Begitu terus-menerus berlangsung, berkelindan,
hingga terlembaga diseluruh level pemerintahan (pusat dan daerah), yakni tidak
ada partai yang menjadi opposisi sebagaimana hakikatnya demokrasi. Kuskridho
Ambardi (2008) yang menulis disertasi di Ohio
University menyebut fenomena pemilu/demokrasi tanpa opposisi, tanpa
ideologi sebagai basis koalisi, ini sebagai “partai
kartel”.
Partai
yang melakukan pengelompokan, baik sebelum maupun sesudah pemilu/pilkada untuk
menghilangkan pengawasan dan persaingan, agar dapat mengeruk finansial/keuangan
sebesar-besarnya untuk kepentingan partai, dan atau khususnya kekayaan para
elit-elitnya (Katz & Mair, 1995)
Mereka
berkoalisi untuk berkolusi, yaitu menggangsir uang negara/pemerintah/rakyat
dengan model yang populer dengan sebutan rent
seeking (perburuan rente) dan korupsi.

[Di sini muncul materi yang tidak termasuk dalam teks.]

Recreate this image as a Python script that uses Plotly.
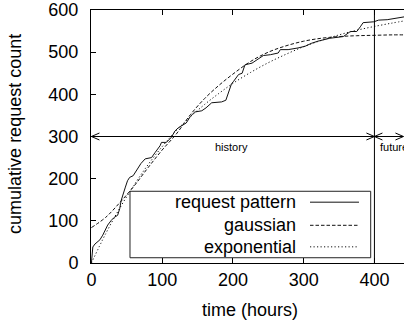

Korupsi Departemen Kelautan dan
Perikanan, yang menjerumuskan Rohmin Dahuri, Bulog gate I dan II yang
melibatkan Akbar Tanjung adalah beberapa contoh/bukti betapa masalah ini tidak
dapat dibongkar tuntas karena partai-partai yang terlibat saling menutup dan melindungi
(Ambardi, K, 2008)
Ekwivalen,
analog, atau sama dengan kasus-kasus mega korupsi lain, seperti kasus BLBI,
Century, kasus
e-KTP, dan atau khususnya Jiwasraya
yang sedang marak saat ini. Meski
pengadilan belum memutuskannya, khalayak (public
opinion) sudah yakin bahwa kasus tersebut sukar dituntaskan, karena partai-partai yang (ditengarai)

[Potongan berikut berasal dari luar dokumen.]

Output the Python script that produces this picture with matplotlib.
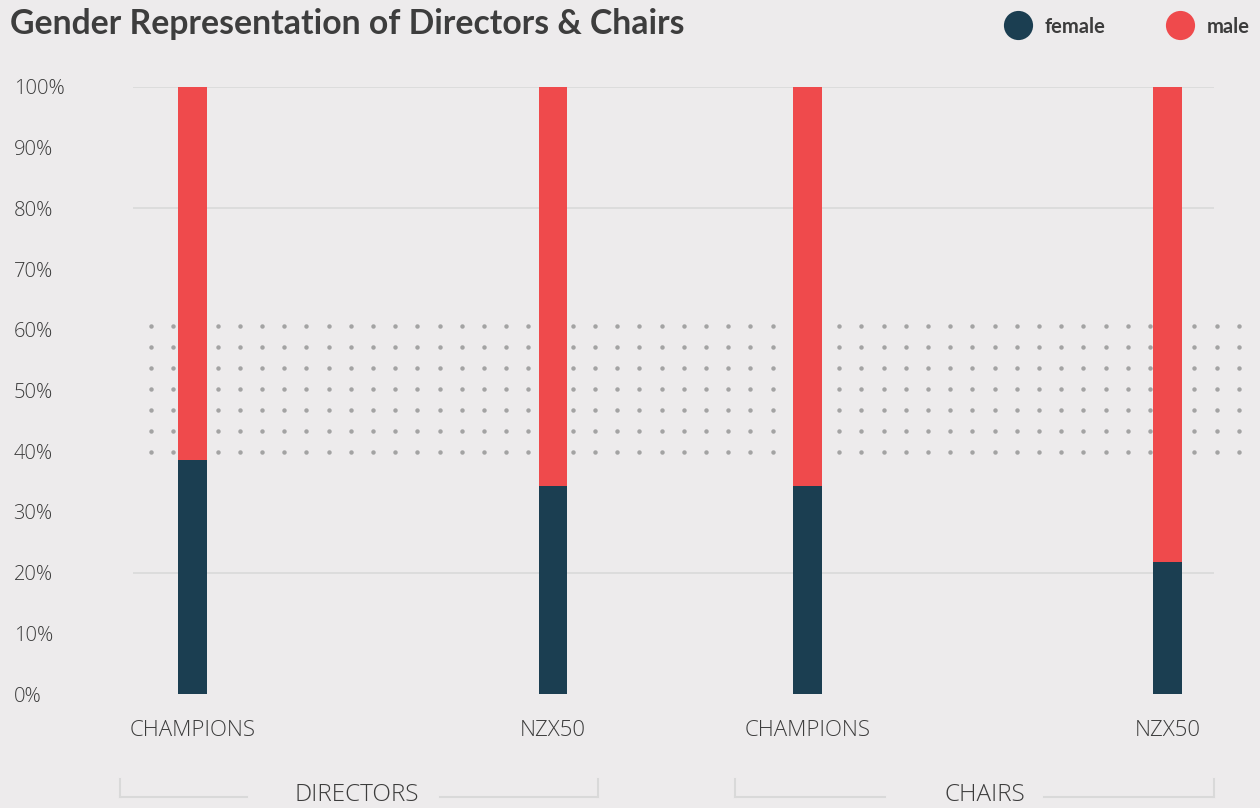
import numpy as np
import matplotlib.pyplot as plt
from matplotlib.lines import Line2D

# categories and shares (%)
categories = ["CHAMPIONS", "NZX50", "CHAMPIONS", "NZX50"]
groups = ["DIRECTORS", "CHAIRS"]
female = [38.5, 34.3, 34.3, 21.7]
male = [100 - f for f in female]
yticks = list(range(0, 101, 10))

BG = "#edebec"
FEMALE = "#1b3e51"
MALE = "#ef4a4c"
TEXT = "#3c3c3c"
GRID = "#d9d9d9"
DOT = "#a3a3a3"

W, H = 1260, 808
plt.rcParams["font.family"] = ["Lato", "DejaVu Sans"]
LIGHT = dict(family=["Open Sans", "DejaVu Sans"], fontweight="light", color=TEXT)


def px(x, y):
    # pixel position -> figure fraction
    return x / W, 1 - y / H


fig = plt.figure(figsize=(W / 100, H / 100), dpi=100, facecolor=BG)
left, top = px(133, 87)
right, bottom = px(1214, 694)
ax = fig.add_axes([left, bottom, right - left, top - bottom], facecolor=BG)

# bar slots: two groups, wider gap between the bars inside a group
pos = np.array([0.0, 1.0, 1.707, 2.706])
ax.set_xlim(-0.165, 2.834)
ax.set_ylim(0, 100)

for g in (20, 80, 100):
    ax.axhline(g, color=GRID, lw=1.2, zorder=0)

# 40-60% target band as a dot grid
dx = np.linspace(-0.115, 2.903, 50)
dy = np.linspace(39.8, 60.6, 7)
gx, gy = np.meshgrid(dx, dy)
ax.plot(gx.ravel(), gy.ravel(), "o", ms=3.2, color=DOT, mew=0,
        clip_on=False, zorder=1)

ax.bar(pos, female, width=0.08, color=FEMALE, zorder=3)
ax.bar(pos, male, width=0.08, bottom=female, color=MALE, zorder=3)

for s in ax.spines.values():
    s.set_visible(False)
ax.set_yticks(yticks)
ax.set_yticklabels([f"{t}%" for t in yticks], ha="left", fontsize=14.5, **LIGHT)
ax.tick_params(axis="y", length=0, pad=86)
ax.set_xticks(pos)
ax.set_xticklabels(categories, fontsize=16, **LIGHT)
ax.tick_params(axis="x", length=0, pad=19)

# group brackets under the category labels
for label, (x0, x1), (g0, g1), cx in [
    ("DIRECTORS", (120, 598), (247, 440), 357),
    ("CHAIRS", (735, 1214), (885, 1044), 985),
]:
    for seg in ((x0, g0), (g1, x1)):
        xs = [px(seg[0], 0)[0], px(seg[1], 0)[0]]
        fig.add_artist(Line2D(xs, [px(0, 797)[1]] * 2, color=GRID, lw=1.5))
    for xe in (x0, x1):
        fig.add_artist(Line2D([px(xe, 0)[0]] * 2, [px(0, 779)[1], px(0, 797)[1]],
                              color=GRID, lw=1.5))
    fig.text(*px(cx, 795), label, ha="center", va="center", fontsize=17.5, **LIGHT)

fig.text(*px(10, 24), "Gender Representation of Directors & Chairs",
         ha="left", va="center", fontsize=24.3, fontweight="bold", color="#3d3d3d")

# legend
for x, lab, col in [(1018, "female", FEMALE), (1180, "male", MALE)]:
    fig.add_artist(Line2D([px(x, 0)[0]], [px(0, 25)[1]], marker="o", ms=21,
                          color=col, mew=0))
    fig.text(*px(x + 27, 27), lab, ha="left", va="center", fontsize=14.5,
             fontweight="bold", color=TEXT)

fig.savefig("out.png", dpi=100, facecolor=BG)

terlibat di dalamnya (partai kartel) saling melindungi.
Pilkada 2020;
Pelembagaan
Kartel Politik
Demikian
pula yang terjadi di daerah. Pada waktu kontestasi pemilihan Gubernur, Bupati,
atau Walikota, terbentuk koalisi antar beberapa partai. Akan tetapi setelah
kontestasi selesai (telah terpilih kepala daerahnya), seluruh partai/termasuk
yang kalah, kembali lagi berkoalisi.
Berkoalisi
sebagaimana yang terjadi di pusat tidak didasarkan kepada visi, misi, paltform,
dan program
kerja, melainkan untuk mengeruk sebesar-besarnya keuangan daerah untuk
kepentingan finansial partai, dan atau khususnya kekayaan elit-elitnya.
Adapun
metode, cara, atau siasat yang digunakan sebagaimana sudah rahasia umum adalah
cincay-cincay antara birokrasi/kepala daerah dengan DPRD dalam penyusunan
Anggaran Pendapatan dan Belanja Daerah (APBD).
APBD
direkayasa sedemikian rupa seakan-akan demi kepentingan masyarakat, pada hal
motif utamanya adalah untuk kepentingan birokrasi dan legislatif itu sendiri. Sinyalemen
ini dapat dilihat ketika APBD yang disahkan ditelusuri item per item atau butir
per butir. Disana banyak anggaran yang irrasional, yang tak jelas
peruntukannya, yang jumlahnya telah di gelembungkan/mark up, yang tumpang tindih, dan lain-lain yang tak sejalan dengan
kepentingan masyarakat.
Kasus
APBD DKI Jaya yang Rp 12,1 T dicoret Ahok adalah kasus yang paling menarik
betapa APBD sering dicincay-cincay, alias disalah gunakan antara birokrasi
daerah dengan DPRD nya. Begitu pula kasus
lem Aica Aibon 82 m di era Anis Baswedan. Kalau
di ibukota saja masih berlangsung seperti itu, bagaimana dengan daerah?
Mungkin
sudah tak perlu di bahas lagi, sebab masyarakat sudah letih, jenuh, dan jijik melihatya. Kunjungan,
atau tepatnya jalan-jalan DPRD ke daerah lain yang terus menerus, yang bisa
lima kali dalam sebulan, dan atau semakin banyaknya kepala daerah yang ter OTT
KPK, adalah fakta-empirik
bahwa pemerintahan daerah sudah terstruktur
pada kartel politik. Pilkada 2020, tak lebih tak kurang
terlembaga dalam pola demikian.
Itu adalah kualisi yang tidak masuk akal (persatuan para pencuri pencuri uang pemerintah).